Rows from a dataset
○ ○ ○ ○

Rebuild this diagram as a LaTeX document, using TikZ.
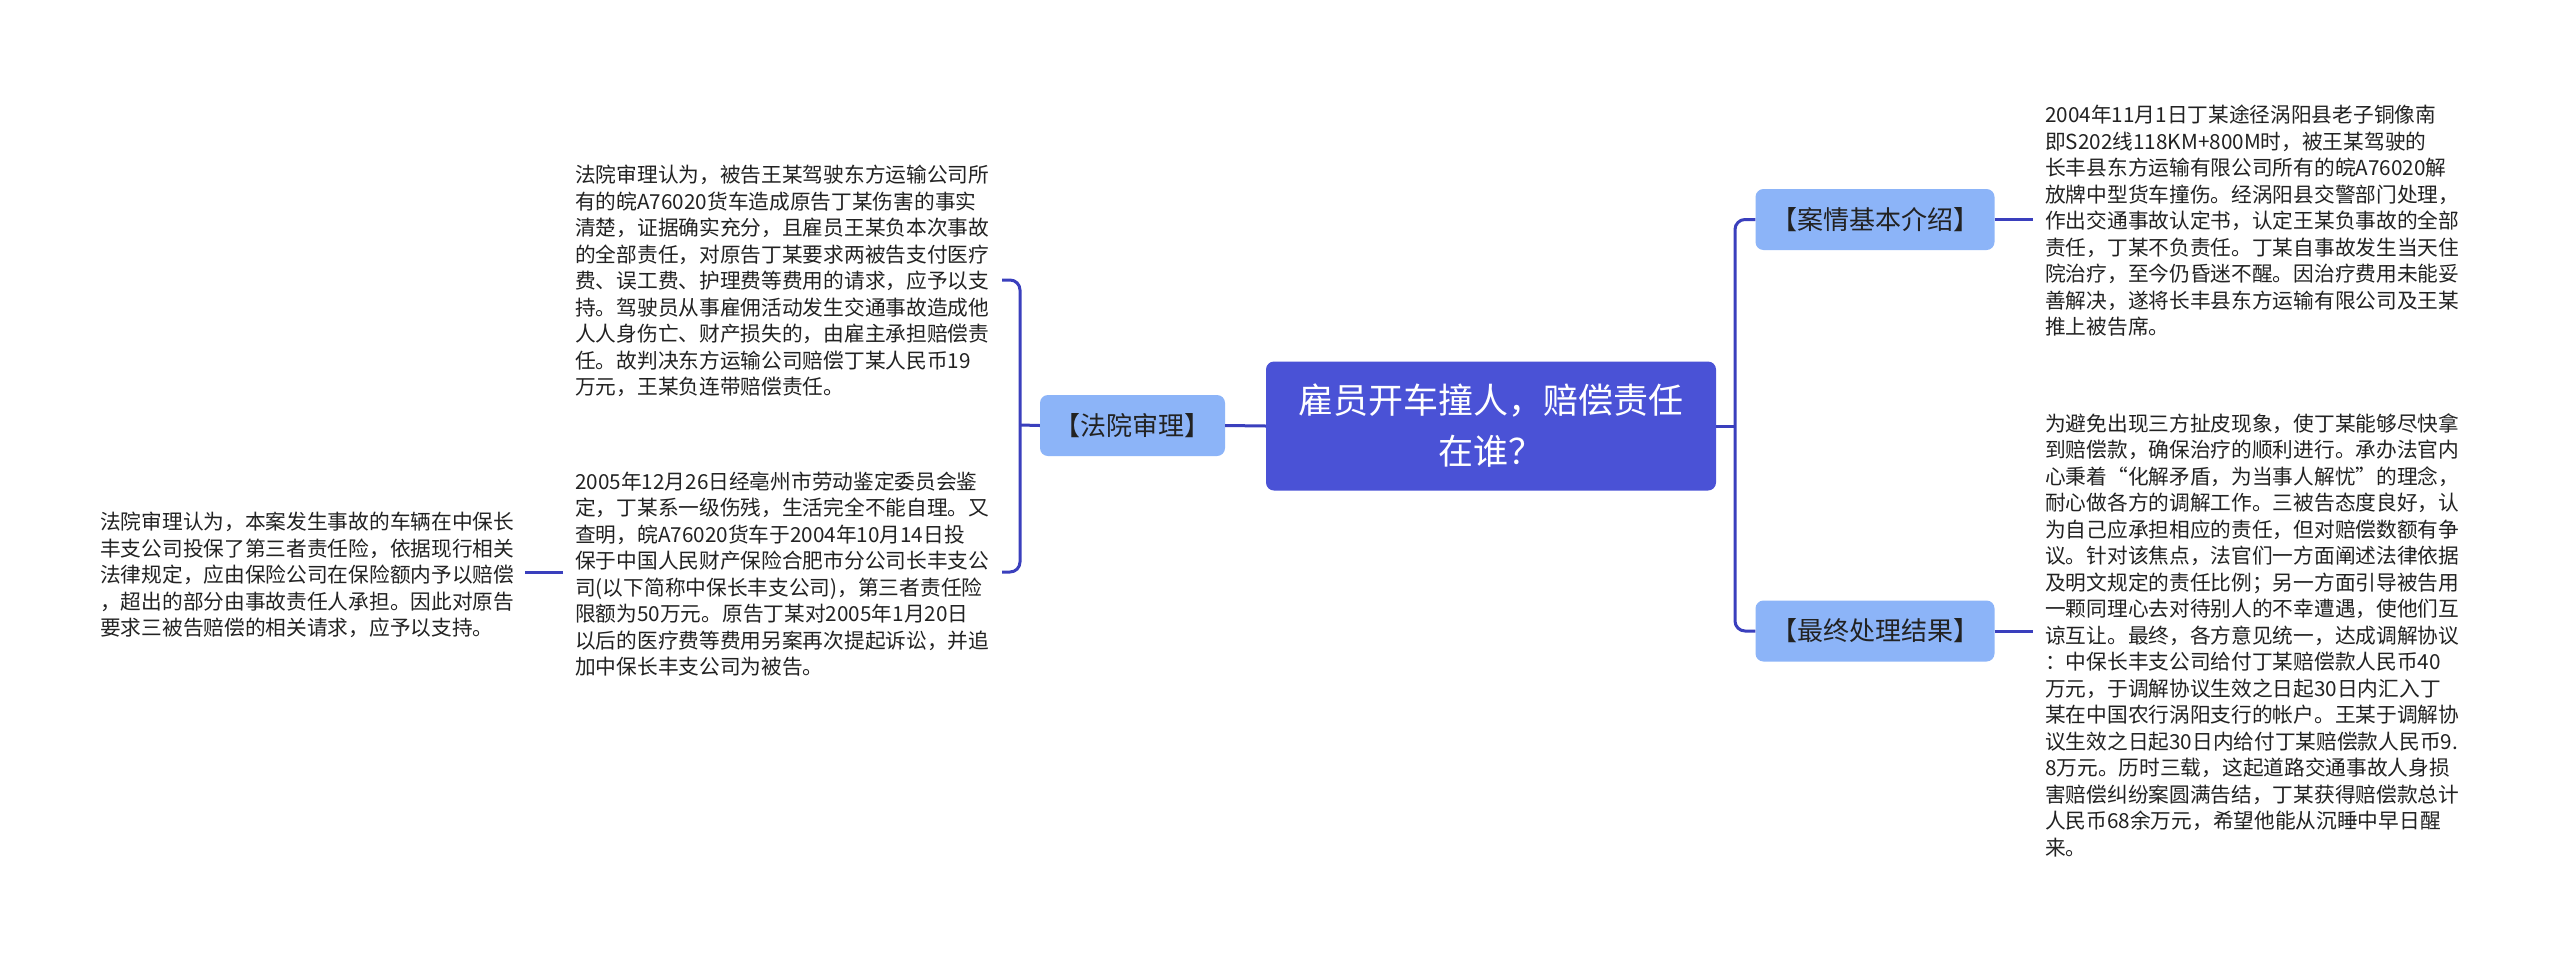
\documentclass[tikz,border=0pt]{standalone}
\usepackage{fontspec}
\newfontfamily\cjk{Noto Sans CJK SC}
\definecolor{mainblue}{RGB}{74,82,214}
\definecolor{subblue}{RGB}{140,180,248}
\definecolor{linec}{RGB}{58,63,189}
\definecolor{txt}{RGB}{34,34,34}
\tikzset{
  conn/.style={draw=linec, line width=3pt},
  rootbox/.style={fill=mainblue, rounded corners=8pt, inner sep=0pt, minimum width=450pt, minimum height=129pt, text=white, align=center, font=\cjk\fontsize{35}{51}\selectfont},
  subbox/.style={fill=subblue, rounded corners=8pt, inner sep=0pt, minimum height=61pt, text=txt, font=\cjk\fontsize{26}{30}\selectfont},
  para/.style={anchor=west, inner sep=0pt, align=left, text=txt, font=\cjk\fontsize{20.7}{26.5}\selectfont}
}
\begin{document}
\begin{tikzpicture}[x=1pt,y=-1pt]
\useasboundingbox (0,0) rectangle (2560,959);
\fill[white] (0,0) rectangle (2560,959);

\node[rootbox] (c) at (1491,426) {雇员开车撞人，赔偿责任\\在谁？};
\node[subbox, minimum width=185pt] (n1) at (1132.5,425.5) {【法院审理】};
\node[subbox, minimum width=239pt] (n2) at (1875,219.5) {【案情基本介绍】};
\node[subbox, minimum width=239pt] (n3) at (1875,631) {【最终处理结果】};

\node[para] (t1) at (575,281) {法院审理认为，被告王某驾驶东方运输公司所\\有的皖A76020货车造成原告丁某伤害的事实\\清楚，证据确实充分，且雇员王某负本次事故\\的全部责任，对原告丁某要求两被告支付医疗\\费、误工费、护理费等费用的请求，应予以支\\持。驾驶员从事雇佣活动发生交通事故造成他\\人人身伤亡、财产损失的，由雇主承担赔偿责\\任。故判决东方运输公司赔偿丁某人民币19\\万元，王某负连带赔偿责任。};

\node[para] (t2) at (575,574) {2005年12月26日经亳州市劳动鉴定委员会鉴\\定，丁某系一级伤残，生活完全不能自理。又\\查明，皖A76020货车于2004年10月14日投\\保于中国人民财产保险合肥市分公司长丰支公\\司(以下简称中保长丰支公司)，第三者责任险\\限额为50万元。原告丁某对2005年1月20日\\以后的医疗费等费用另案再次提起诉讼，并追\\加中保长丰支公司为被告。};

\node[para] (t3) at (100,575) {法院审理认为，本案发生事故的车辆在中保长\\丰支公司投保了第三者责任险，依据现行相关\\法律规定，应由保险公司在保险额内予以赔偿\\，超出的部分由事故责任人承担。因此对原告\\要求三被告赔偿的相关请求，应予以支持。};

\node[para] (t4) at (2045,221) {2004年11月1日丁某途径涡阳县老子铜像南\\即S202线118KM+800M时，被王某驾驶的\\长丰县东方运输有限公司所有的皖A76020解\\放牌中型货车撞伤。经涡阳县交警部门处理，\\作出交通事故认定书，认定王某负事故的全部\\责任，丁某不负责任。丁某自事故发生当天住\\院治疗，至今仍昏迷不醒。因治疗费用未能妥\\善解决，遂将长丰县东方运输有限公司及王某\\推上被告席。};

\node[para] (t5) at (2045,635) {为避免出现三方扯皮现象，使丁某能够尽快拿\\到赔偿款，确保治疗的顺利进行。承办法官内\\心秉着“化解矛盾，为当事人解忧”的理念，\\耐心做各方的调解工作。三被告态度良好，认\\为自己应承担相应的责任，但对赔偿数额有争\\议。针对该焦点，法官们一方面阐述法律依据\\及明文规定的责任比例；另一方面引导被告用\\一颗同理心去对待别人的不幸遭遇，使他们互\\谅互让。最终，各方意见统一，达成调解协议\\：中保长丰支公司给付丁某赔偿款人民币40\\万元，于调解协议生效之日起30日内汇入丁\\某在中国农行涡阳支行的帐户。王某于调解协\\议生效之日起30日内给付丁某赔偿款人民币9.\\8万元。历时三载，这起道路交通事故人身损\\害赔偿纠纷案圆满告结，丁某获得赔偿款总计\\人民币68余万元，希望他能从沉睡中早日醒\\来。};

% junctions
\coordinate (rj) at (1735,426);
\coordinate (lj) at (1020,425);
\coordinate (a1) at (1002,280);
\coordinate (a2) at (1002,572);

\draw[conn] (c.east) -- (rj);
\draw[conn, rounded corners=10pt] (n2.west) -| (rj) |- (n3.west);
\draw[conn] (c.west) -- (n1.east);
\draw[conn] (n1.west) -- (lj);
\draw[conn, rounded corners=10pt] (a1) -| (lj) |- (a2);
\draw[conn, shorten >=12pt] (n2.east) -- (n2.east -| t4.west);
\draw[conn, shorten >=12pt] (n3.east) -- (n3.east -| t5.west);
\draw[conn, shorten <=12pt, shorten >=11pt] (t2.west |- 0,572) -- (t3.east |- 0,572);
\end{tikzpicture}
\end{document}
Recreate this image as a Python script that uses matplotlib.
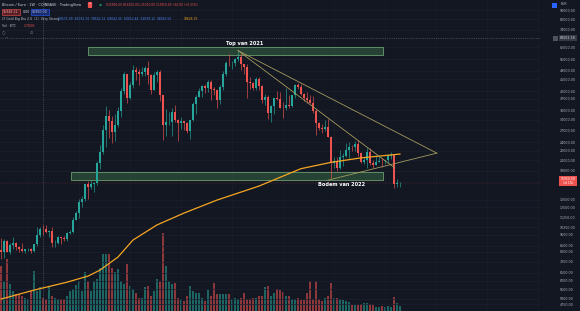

○ ○ ○ ○

◆ Task requirements
Pictures are excluded; repeat every record exactly.

◆ Written response
Rebuild this diagram as a LaTeX document, using TikZ.
\documentclass[tikz,border=0pt]{standalone}
\usepackage{fontspec}
\newfontfamily\cjk{Noto Sans CJK SC}
\definecolor{mainblue}{RGB}{74,82,214}
\definecolor{subblue}{RGB}{140,180,248}
\definecolor{linec}{RGB}{58,63,189}
\definecolor{txt}{RGB}{34,34,34}
\tikzset{
  conn/.style={draw=linec, line width=3pt},
  rootbox/.style={fill=mainblue, rounded corners=8pt, inner sep=0pt, minimum width=450pt, minimum height=129pt, text=white, align=center, font=\cjk\fontsize{35}{51}\selectfont},
  subbox/.style={fill=subblue, rounded corners=8pt, inner sep=0pt, minimum height=61pt, text=txt, font=\cjk\fontsize{26}{30}\selectfont},
  para/.style={anchor=west, inner sep=0pt, align=left, text=txt, font=\cjk\fontsize{20.7}{26.5}\selectfont}
}
\begin{document}
\begin{tikzpicture}[x=1pt,y=-1pt]
\useasboundingbox (0,0) rectangle (2560,959);
\fill[white] (0,0) rectangle (2560,959);

\node[rootbox] (c) at (1491,426) {雇员开车撞人，赔偿责任\\在谁？};
\node[subbox, minimum width=185pt] (n1) at (1132.5,425.5) {【法院审理】};
\node[subbox, minimum width=239pt] (n2) at (1875,219.5) {【案情基本介绍】};
\node[subbox, minimum width=239pt] (n3) at (1875,631) {【最终处理结果】};

\node[para] (t1) at (575,281) {法院审理认为，被告王某驾驶东方运输公司所\\有的皖A76020货车造成原告丁某伤害的事实\\清楚，证据确实充分，且雇员王某负本次事故\\的全部责任，对原告丁某要求两被告支付医疗\\费、误工费、护理费等费用的请求，应予以支\\持。驾驶员从事雇佣活动发生交通事故造成他\\人人身伤亡、财产损失的，由雇主承担赔偿责\\任。故判决东方运输公司赔偿丁某人民币19\\万元，王某负连带赔偿责任。};

\node[para] (t2) at (575,574) {2005年12月26日经亳州市劳动鉴定委员会鉴\\定，丁某系一级伤残，生活完全不能自理。又\\查明，皖A76020货车于2004年10月14日投\\保于中国人民财产保险合肥市分公司长丰支公\\司(以下简称中保长丰支公司)，第三者责任险\\限额为50万元。原告丁某对2005年1月20日\\以后的医疗费等费用另案再次提起诉讼，并追\\加中保长丰支公司为被告。};

\node[para] (t3) at (100,575) {法院审理认为，本案发生事故的车辆在中保长\\丰支公司投保了第三者责任险，依据现行相关\\法律规定，应由保险公司在保险额内予以赔偿\\，超出的部分由事故责任人承担。因此对原告\\要求三被告赔偿的相关请求，应予以支持。};

\node[para] (t4) at (2045,221) {2004年11月1日丁某途径涡阳县老子铜像南\\即S202线118KM+800M时，被王某驾驶的\\长丰县东方运输有限公司所有的皖A76020解\\放牌中型货车撞伤。经涡阳县交警部门处理，\\作出交通事故认定书，认定王某负事故的全部\\责任，丁某不负责任。丁某自事故发生当天住\\院治疗，至今仍昏迷不醒。因治疗费用未能妥\\善解决，遂将长丰县东方运输有限公司及王某\\推上被告席。};

\node[para] (t5) at (2045,635) {为避免出现三方扯皮现象，使丁某能够尽快拿\\到赔偿款，确保治疗的顺利进行。承办法官内\\心秉着“化解矛盾，为当事人解忧”的理念，\\耐心做各方的调解工作。三被告态度良好，认\\为自己应承担相应的责任，但对赔偿数额有争\\议。针对该焦点，法官们一方面阐述法律依据\\及明文规定的责任比例；另一方面引导被告用\\一颗同理心去对待别人的不幸遭遇，使他们互\\谅互让。最终，各方意见统一，达成调解协议\\：中保长丰支公司给付丁某赔偿款人民币40\\万元，于调解协议生效之日起30日内汇入丁\\某在中国农行涡阳支行的帐户。王某于调解协\\议生效之日起30日内给付丁某赔偿款人民币9.\\8万元。历时三载，这起道路交通事故人身损\\害赔偿纠纷案圆满告结，丁某获得赔偿款总计\\人民币68余万元，希望他能从沉睡中早日醒\\来。};

% junctions
\coordinate (rj) at (1735,426);
\coordinate (lj) at (1020,425);
\coordinate (a1) at (1002,280);
\coordinate (a2) at (1002,572);

\draw[conn] (c.east) -- (rj);
\draw[conn, rounded corners=10pt] (n2.west) -| (rj) |- (n3.west);
\draw[conn] (c.west) -- (n1.east);
\draw[conn] (n1.west) -- (lj);
\draw[conn, rounded corners=10pt] (a1) -| (lj) |- (a2);
\draw[conn, shorten >=12pt] (n2.east) -- (n2.east -| t4.west);
\draw[conn, shorten >=12pt] (n3.east) -- (n3.east -| t5.west);
\draw[conn, shorten <=12pt, shorten >=11pt] (t2.west |- 0,572) -- (t3.east |- 0,572);
\end{tikzpicture}
\end{document}
Recreate this image as a Python script that uses matplotlib.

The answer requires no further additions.